Consequently, the Court reversed the First Department’s order, and reinstated Stonehill’s breach of contract claim against BOTW.

Takeaway:

While Stonehill is not the first decision in New York to recognize the formation of a contract through less traditional means, it does reinforce the concept that the trial courts should look at the “totality of the parties’ actions and communications” in determining whether there is an enforceable agreement. This is especially important when the parties include “subject to” language in their communications. As the Court noted, when the terms of an agreement are set, “subject to” language is merely a “post-agreement requirement[] the parties [are] obliged to perform pursuant to an existing agreement.” Slip op. at 5. It is only where the parties’ communications require specific terms to be agreed upon at a later date does the “subject to” language negate the finding of an enforceable agreement.

Stonehill also makes clear that not all disclaimers will negate the formation of a contract.  In a footnote, the Court rejected BOTW’s claimed “right to withdraw” assets, stating that, “read in context, the disclaimer concerns BOTW’s ability to withdraw assets from the ‘sale,’ and not whether it may withdraw an acceptance of an offer.” Id. at n.4.

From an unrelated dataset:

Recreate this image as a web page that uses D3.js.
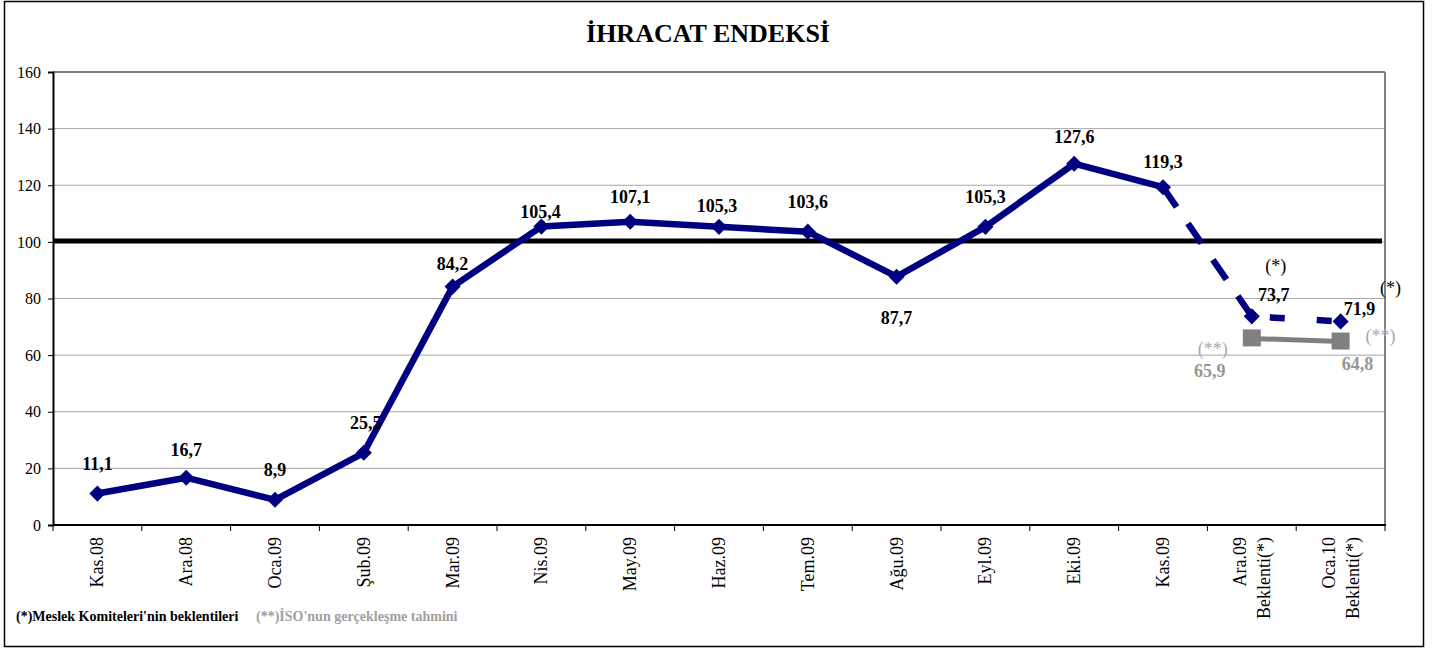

Thus, parties should take care to avoid relying on “subject to” language and disclaimers to escape the formation of a contract when their actions and communications demonstrate otherwise. As Stonehill teaches, language in emails and other electronic media such as:

  • “for discussion purposes only and cannot be used to create a binding contract”;
  • “this email is not an acceptable offer and doesn’t evidence any intention by the sender to enter into a contract”; and
  • “this email is nonbinding unless and until a more formal and definitive written contract between the parties is signed”

may not save the day if the parties’ actions and communications manifest a different story.